The CDMA ecosystem in India has not picked up in the right volumes, which has left the 800MHz band underutilised. Ind-Ra does not expect much trading however in the 800MHz band at this stage, as this band is of strategic importance to roll-out 4G services. Therefore, some operators could either develop 4G services on this band or rather wait for the 4G services in India to grow, so as to get a higher valuation for their 800MHz holding.
India's pure-play CDMA player - Sistema Shyam TeleServices Limited may find itself on a back foot with the latest trading guidelines. The company only has 3.75MHz of 800MHz spectrum in eight LSAs (except for Rajasthan where it has 5MHz) which was acquired in the March 2013 auctions.

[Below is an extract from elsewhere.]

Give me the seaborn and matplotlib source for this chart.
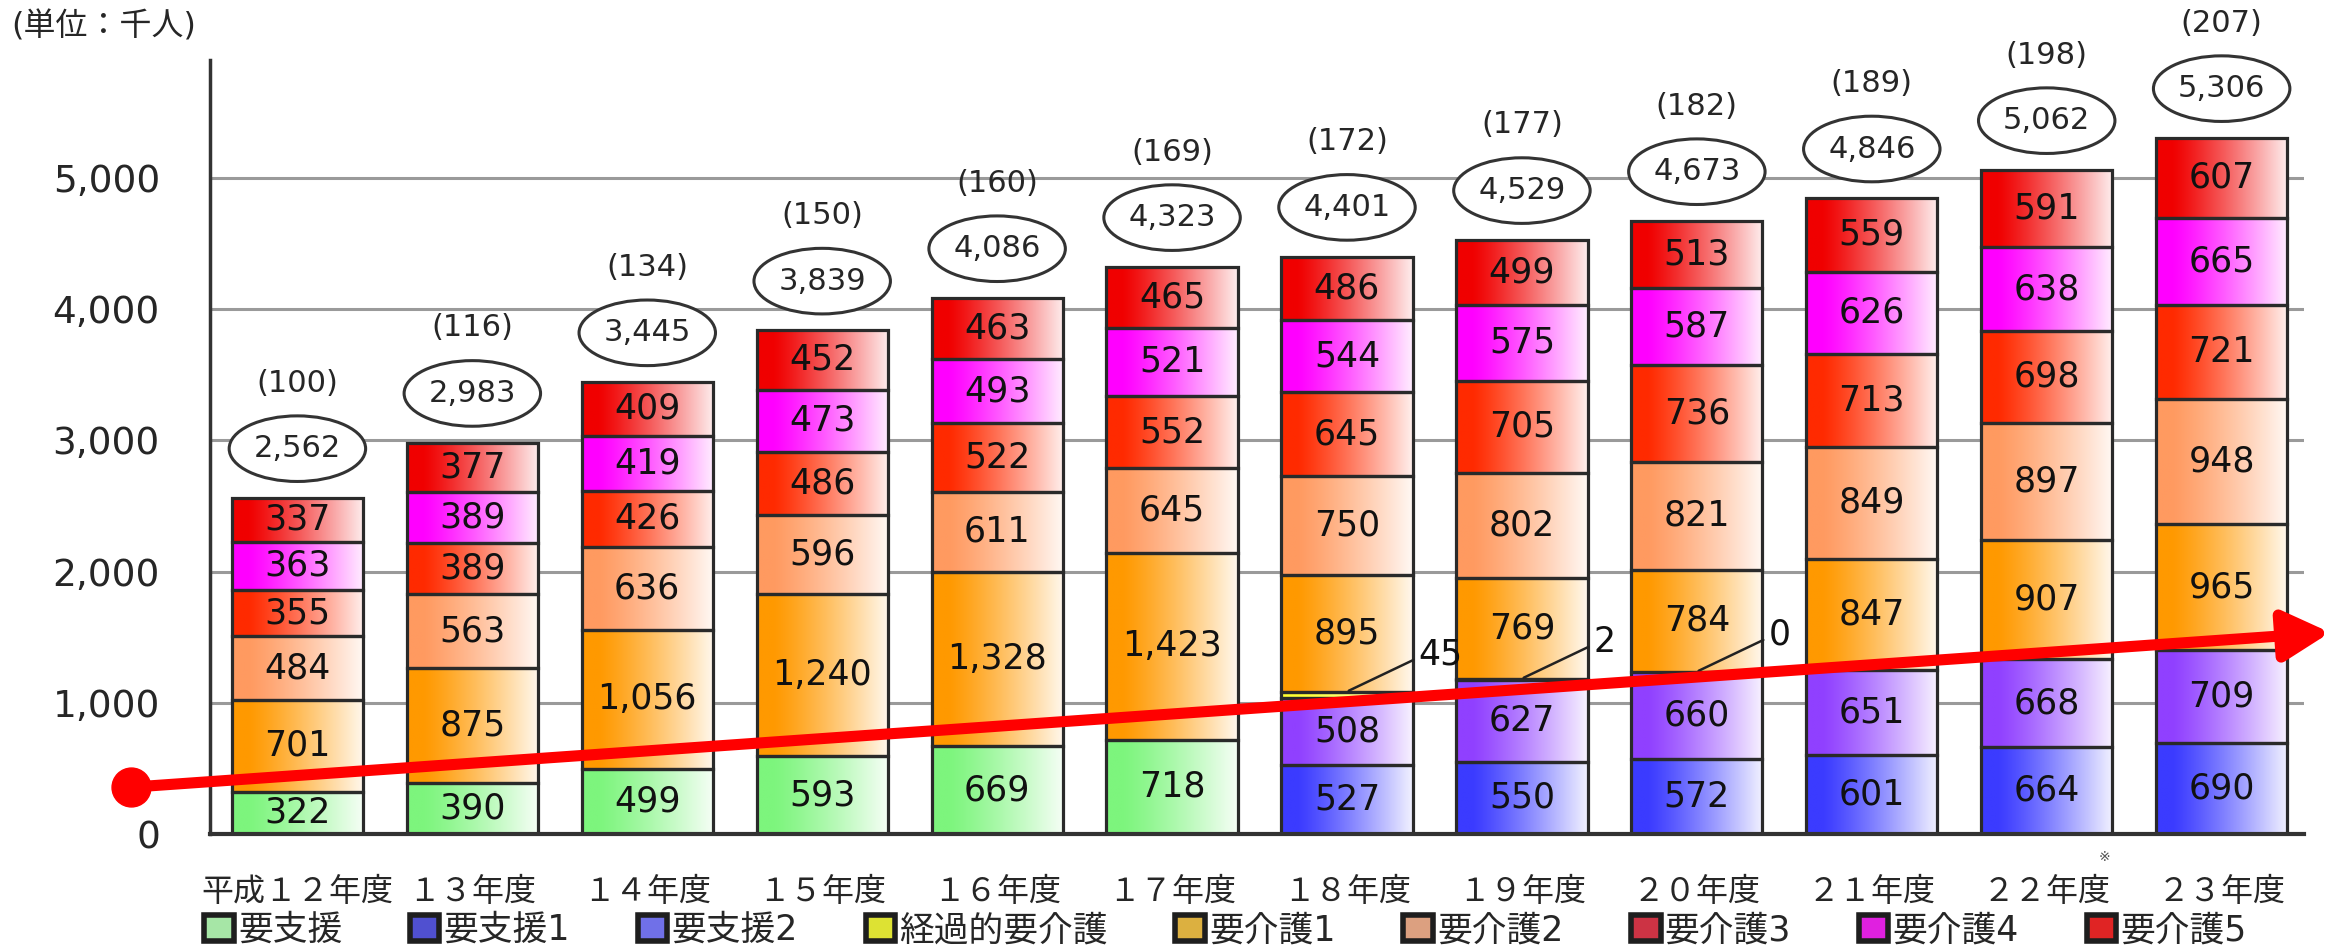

Spectrum trading guidelines specifically mention that the spectrum acquired by the company in March 2013 can only be traded after it has made payment of the differential premium of the latest auction price compared with the 2013 auction prices. The difference is an average 2.5x the initial auction price, requiring a high upfront payment for the company.
Ind-Ra estimates spectrum trading to lead to a strategic exit by operators in some LSAs; Aircel may consider exit in Gujarat, Haryana, Kerala, Madhya Pradesh, Reliance Communications may look to monetise its underutilised spectrum in Jammu and Kashmir, North East and similarly Tata Teleservices may evaluate exit options for Himachal Pradesh and Rajasthan.
Ind-Ra does not expect the transaction tax of 1% of the transaction amount as transfer fee as a material deterrent for spectrum trading. The license fee and spectrum usage charges however on the transaction proceeds of the seller as part of the adjusted gross revenues could take away 12%-15% of the seller's proceeds.